_Task requirements_
Restate the whole listing word for word. Pictures are left out.

_Supplied material_
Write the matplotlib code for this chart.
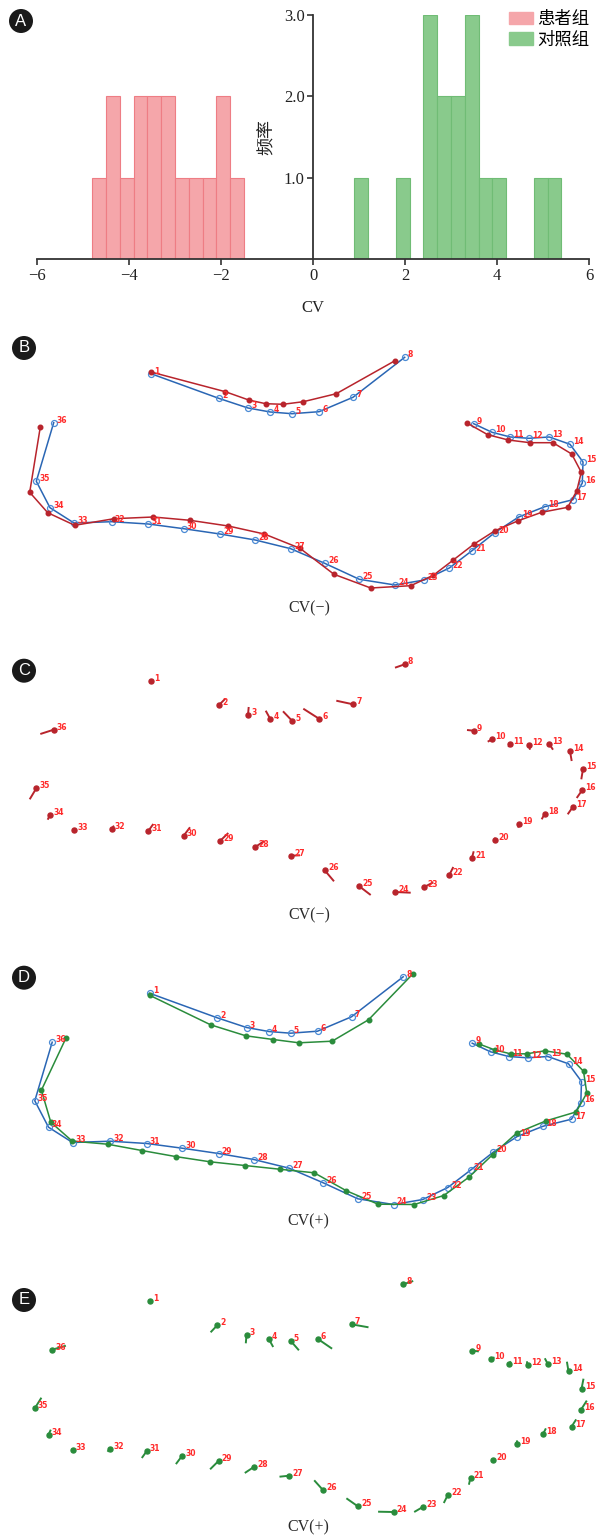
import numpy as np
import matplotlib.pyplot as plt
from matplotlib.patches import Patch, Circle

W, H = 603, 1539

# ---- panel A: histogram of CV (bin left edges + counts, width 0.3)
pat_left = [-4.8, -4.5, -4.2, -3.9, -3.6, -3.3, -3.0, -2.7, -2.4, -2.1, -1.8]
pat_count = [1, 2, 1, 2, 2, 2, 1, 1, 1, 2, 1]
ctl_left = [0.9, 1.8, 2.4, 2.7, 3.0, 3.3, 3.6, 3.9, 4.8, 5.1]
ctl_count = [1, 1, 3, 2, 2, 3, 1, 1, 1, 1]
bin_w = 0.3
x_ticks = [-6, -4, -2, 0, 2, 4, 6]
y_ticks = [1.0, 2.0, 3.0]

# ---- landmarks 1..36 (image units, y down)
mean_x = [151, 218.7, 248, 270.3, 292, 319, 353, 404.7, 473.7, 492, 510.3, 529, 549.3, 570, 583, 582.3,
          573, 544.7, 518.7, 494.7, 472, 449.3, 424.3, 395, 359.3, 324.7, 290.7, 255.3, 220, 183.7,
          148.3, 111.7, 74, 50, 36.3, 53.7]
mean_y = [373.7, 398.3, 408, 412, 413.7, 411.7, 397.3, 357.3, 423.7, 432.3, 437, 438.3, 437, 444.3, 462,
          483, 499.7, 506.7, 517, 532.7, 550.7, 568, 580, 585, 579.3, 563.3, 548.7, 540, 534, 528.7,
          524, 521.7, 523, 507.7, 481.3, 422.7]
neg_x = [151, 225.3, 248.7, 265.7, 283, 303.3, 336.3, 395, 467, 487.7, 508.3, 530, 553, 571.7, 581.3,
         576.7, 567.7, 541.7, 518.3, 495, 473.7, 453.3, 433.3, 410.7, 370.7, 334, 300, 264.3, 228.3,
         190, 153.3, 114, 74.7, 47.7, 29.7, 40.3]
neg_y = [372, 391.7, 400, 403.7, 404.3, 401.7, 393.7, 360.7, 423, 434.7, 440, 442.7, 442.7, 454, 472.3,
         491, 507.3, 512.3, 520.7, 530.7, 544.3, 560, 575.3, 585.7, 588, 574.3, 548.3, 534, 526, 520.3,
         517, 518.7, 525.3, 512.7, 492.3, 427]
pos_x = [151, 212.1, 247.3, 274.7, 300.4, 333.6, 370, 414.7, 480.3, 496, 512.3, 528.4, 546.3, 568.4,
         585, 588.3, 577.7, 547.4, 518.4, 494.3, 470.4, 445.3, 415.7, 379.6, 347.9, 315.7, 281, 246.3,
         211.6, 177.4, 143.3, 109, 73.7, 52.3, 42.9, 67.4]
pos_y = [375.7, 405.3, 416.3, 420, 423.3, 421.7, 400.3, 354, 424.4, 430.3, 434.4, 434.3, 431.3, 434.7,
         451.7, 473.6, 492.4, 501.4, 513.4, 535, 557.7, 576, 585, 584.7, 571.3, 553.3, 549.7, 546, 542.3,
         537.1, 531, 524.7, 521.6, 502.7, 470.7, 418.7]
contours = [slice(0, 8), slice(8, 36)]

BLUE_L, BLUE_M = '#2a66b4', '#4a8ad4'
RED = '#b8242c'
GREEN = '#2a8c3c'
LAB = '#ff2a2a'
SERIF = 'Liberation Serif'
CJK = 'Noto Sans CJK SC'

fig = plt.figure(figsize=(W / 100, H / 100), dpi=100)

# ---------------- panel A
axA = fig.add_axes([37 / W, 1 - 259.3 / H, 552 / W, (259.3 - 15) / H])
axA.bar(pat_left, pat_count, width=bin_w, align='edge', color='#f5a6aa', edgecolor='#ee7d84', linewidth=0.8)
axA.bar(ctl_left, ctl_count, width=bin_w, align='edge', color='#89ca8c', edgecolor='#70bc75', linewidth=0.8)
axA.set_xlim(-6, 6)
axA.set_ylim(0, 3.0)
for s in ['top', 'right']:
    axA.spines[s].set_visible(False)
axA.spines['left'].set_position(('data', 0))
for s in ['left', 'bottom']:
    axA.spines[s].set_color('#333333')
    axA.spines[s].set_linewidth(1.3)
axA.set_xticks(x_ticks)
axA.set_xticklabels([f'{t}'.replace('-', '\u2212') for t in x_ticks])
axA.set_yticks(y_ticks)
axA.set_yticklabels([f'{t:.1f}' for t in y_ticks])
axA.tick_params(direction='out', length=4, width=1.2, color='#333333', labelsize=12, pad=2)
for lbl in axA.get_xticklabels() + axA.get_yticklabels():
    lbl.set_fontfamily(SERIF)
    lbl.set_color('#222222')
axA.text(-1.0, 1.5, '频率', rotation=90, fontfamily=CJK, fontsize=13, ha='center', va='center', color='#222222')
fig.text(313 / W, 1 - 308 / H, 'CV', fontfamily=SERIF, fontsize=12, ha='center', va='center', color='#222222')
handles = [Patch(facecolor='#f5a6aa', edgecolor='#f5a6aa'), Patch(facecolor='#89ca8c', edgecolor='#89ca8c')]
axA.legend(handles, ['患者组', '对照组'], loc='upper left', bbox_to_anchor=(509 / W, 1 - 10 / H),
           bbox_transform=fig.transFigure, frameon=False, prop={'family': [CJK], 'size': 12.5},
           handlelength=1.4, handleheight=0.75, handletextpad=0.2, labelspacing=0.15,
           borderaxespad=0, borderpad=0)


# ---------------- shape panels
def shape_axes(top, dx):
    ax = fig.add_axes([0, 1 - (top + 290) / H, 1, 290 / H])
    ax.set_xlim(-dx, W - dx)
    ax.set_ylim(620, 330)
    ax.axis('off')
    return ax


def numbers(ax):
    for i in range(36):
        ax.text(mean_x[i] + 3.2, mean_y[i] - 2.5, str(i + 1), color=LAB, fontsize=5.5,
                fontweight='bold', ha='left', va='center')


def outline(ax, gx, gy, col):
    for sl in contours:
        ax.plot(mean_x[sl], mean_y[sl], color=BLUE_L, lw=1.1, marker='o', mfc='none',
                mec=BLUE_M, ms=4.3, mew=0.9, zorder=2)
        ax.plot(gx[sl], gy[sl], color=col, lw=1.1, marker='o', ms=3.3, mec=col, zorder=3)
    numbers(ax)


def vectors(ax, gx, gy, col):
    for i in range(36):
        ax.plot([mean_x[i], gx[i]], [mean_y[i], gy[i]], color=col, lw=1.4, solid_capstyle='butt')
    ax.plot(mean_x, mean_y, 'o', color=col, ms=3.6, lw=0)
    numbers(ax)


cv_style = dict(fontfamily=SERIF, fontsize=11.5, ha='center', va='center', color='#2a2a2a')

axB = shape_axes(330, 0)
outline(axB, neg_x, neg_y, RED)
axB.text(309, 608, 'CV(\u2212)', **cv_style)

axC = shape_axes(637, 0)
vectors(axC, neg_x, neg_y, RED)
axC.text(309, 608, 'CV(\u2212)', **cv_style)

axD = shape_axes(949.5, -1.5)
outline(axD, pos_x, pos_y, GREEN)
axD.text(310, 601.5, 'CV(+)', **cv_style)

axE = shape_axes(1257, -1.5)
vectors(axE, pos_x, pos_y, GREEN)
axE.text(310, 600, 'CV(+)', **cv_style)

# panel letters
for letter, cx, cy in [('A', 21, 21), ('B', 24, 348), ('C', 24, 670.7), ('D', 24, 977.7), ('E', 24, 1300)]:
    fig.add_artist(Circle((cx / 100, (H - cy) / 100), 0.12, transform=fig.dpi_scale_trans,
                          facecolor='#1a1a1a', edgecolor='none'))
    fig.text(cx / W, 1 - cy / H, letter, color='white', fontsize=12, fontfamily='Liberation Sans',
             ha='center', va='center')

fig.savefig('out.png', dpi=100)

_Final result_
Write the matplotlib code for this chart.
import numpy as np
import matplotlib.pyplot as plt
from matplotlib.patches import Patch, Circle

W, H = 603, 1539

# ---- panel A: histogram of CV (bin left edges + counts, width 0.3)
pat_left = [-4.8, -4.5, -4.2, -3.9, -3.6, -3.3, -3.0, -2.7, -2.4, -2.1, -1.8]
pat_count = [1, 2, 1, 2, 2, 2, 1, 1, 1, 2, 1]
ctl_left = [0.9, 1.8, 2.4, 2.7, 3.0, 3.3, 3.6, 3.9, 4.8, 5.1]
ctl_count = [1, 1, 3, 2, 2, 3, 1, 1, 1, 1]
bin_w = 0.3
x_ticks = [-6, -4, -2, 0, 2, 4, 6]
y_ticks = [1.0, 2.0, 3.0]

# ---- landmarks 1..36 (image units, y down)
mean_x = [151, 218.7, 248, 270.3, 292, 319, 353, 404.7, 473.7, 492, 510.3, 529, 549.3, 570, 583, 582.3,
          573, 544.7, 518.7, 494.7, 472, 449.3, 424.3, 395, 359.3, 324.7, 290.7, 255.3, 220, 183.7,
          148.3, 111.7, 74, 50, 36.3, 53.7]
mean_y = [373.7, 398.3, 408, 412, 413.7, 411.7, 397.3, 357.3, 423.7, 432.3, 437, 438.3, 437, 444.3, 462,
          483, 499.7, 506.7, 517, 532.7, 550.7, 568, 580, 585, 579.3, 563.3, 548.7, 540, 534, 528.7,
          524, 521.7, 523, 507.7, 481.3, 422.7]
neg_x = [151, 225.3, 248.7, 265.7, 283, 303.3, 336.3, 395, 467, 487.7, 508.3, 530, 553, 571.7, 581.3,
         576.7, 567.7, 541.7, 518.3, 495, 473.7, 453.3, 433.3, 410.7, 370.7, 334, 300, 264.3, 228.3,
         190, 153.3, 114, 74.7, 47.7, 29.7, 40.3]
neg_y = [372, 391.7, 400, 403.7, 404.3, 401.7, 393.7, 360.7, 423, 434.7, 440, 442.7, 442.7, 454, 472.3,
         491, 507.3, 512.3, 520.7, 530.7, 544.3, 560, 575.3, 585.7, 588, 574.3, 548.3, 534, 526, 520.3,
         517, 518.7, 525.3, 512.7, 492.3, 427]
pos_x = [151, 212.1, 247.3, 274.7, 300.4, 333.6, 370, 414.7, 480.3, 496, 512.3, 528.4, 546.3, 568.4,
         585, 588.3, 577.7, 547.4, 518.4, 494.3, 470.4, 445.3, 415.7, 379.6, 347.9, 315.7, 281, 246.3,
         211.6, 177.4, 143.3, 109, 73.7, 52.3, 42.9, 67.4]
pos_y = [375.7, 405.3, 416.3, 420, 423.3, 421.7, 400.3, 354, 424.4, 430.3, 434.4, 434.3, 431.3, 434.7,
         451.7, 473.6, 492.4, 501.4, 513.4, 535, 557.7, 576, 585, 584.7, 571.3, 553.3, 549.7, 546, 542.3,
         537.1, 531, 524.7, 521.6, 502.7, 470.7, 418.7]
contours = [slice(0, 8), slice(8, 36)]

BLUE_L, BLUE_M = '#2a66b4', '#4a8ad4'
RED = '#b8242c'
GREEN = '#2a8c3c'
LAB = '#ff2a2a'
SERIF = 'Liberation Serif'
CJK = 'Noto Sans CJK SC'

fig = plt.figure(figsize=(W / 100, H / 100), dpi=100)

# ---------------- panel A
axA = fig.add_axes([37 / W, 1 - 259.3 / H, 552 / W, (259.3 - 15) / H])
axA.bar(pat_left, pat_count, width=bin_w, align='edge', color='#f5a6aa', edgecolor='#ee7d84', linewidth=0.8)
axA.bar(ctl_left, ctl_count, width=bin_w, align='edge', color='#89ca8c', edgecolor='#70bc75', linewidth=0.8)
axA.set_xlim(-6, 6)
axA.set_ylim(0, 3.0)
for s in ['top', 'right']:
    axA.spines[s].set_visible(False)
axA.spines['left'].set_position(('data', 0))
for s in ['left', 'bottom']:
    axA.spines[s].set_color('#333333')
    axA.spines[s].set_linewidth(1.3)
axA.set_xticks(x_ticks)
axA.set_xticklabels([f'{t}'.replace('-', '\u2212') for t in x_ticks])
axA.set_yticks(y_ticks)
axA.set_yticklabels([f'{t:.1f}' for t in y_ticks])
axA.tick_params(direction='out', length=4, width=1.2, color='#333333', labelsize=12, pad=2)
for lbl in axA.get_xticklabels() + axA.get_yticklabels():
    lbl.set_fontfamily(SERIF)
    lbl.set_color('#222222')
axA.text(-1.0, 1.5, '频率', rotation=90, fontfamily=CJK, fontsize=13, ha='center', va='center', color='#222222')
fig.text(313 / W, 1 - 308 / H, 'CV', fontfamily=SERIF, fontsize=12, ha='center', va='center', color='#222222')
handles = [Patch(facecolor='#f5a6aa', edgecolor='#f5a6aa'), Patch(facecolor='#89ca8c', edgecolor='#89ca8c')]
axA.legend(handles, ['患者组', '对照组'], loc='upper left', bbox_to_anchor=(509 / W, 1 - 10 / H),
           bbox_transform=fig.transFigure, frameon=False, prop={'family': [CJK], 'size': 12.5},
           handlelength=1.4, handleheight=0.75, handletextpad=0.2, labelspacing=0.15,
           borderaxespad=0, borderpad=0)


# ---------------- shape panels
def shape_axes(top, dx):
    ax = fig.add_axes([0, 1 - (top + 290) / H, 1, 290 / H])
    ax.set_xlim(-dx, W - dx)
    ax.set_ylim(620, 330)
    ax.axis('off')
    return ax


def numbers(ax):
    for i in range(36):
        ax.text(mean_x[i] + 3.2, mean_y[i] - 2.5, str(i + 1), color=LAB, fontsize=5.5,
                fontweight='bold', ha='left', va='center')


def outline(ax, gx, gy, col):
    for sl in contours:
        ax.plot(mean_x[sl], mean_y[sl], color=BLUE_L, lw=1.1, marker='o', mfc='none',
                mec=BLUE_M, ms=4.3, mew=0.9, zorder=2)
        ax.plot(gx[sl], gy[sl], color=col, lw=1.1, marker='o', ms=3.3, mec=col, zorder=3)
    numbers(ax)


def vectors(ax, gx, gy, col):
    for i in range(36):
        ax.plot([mean_x[i], gx[i]], [mean_y[i], gy[i]], color=col, lw=1.4, solid_capstyle='butt')
    ax.plot(mean_x, mean_y, 'o', color=col, ms=3.6, lw=0)
    numbers(ax)


cv_style = dict(fontfamily=SERIF, fontsize=11.5, ha='center', va='center', color='#2a2a2a')

axB = shape_axes(330, 0)
outline(axB, neg_x, neg_y, RED)
axB.text(309, 608, 'CV(\u2212)', **cv_style)

axC = shape_axes(637, 0)
vectors(axC, neg_x, neg_y, RED)
axC.text(309, 608, 'CV(\u2212)', **cv_style)

axD = shape_axes(949.5, -1.5)
outline(axD, pos_x, pos_y, GREEN)
axD.text(310, 601.5, 'CV(+)', **cv_style)

axE = shape_axes(1257, -1.5)
vectors(axE, pos_x, pos_y, GREEN)
axE.text(310, 600, 'CV(+)', **cv_style)

# panel letters
for letter, cx, cy in [('A', 21, 21), ('B', 24, 348), ('C', 24, 670.7), ('D', 24, 977.7), ('E', 24, 1300)]:
    fig.add_artist(Circle((cx / 100, (H - cy) / 100), 0.12, transform=fig.dpi_scale_trans,
                          facecolor='#1a1a1a', edgecolor='none'))
    fig.text(cx / W, 1 - cy / H, letter, color='white', fontsize=12, fontfamily='Liberation Sans',
             ha='center', va='center')

fig.savefig('out.png', dpi=100)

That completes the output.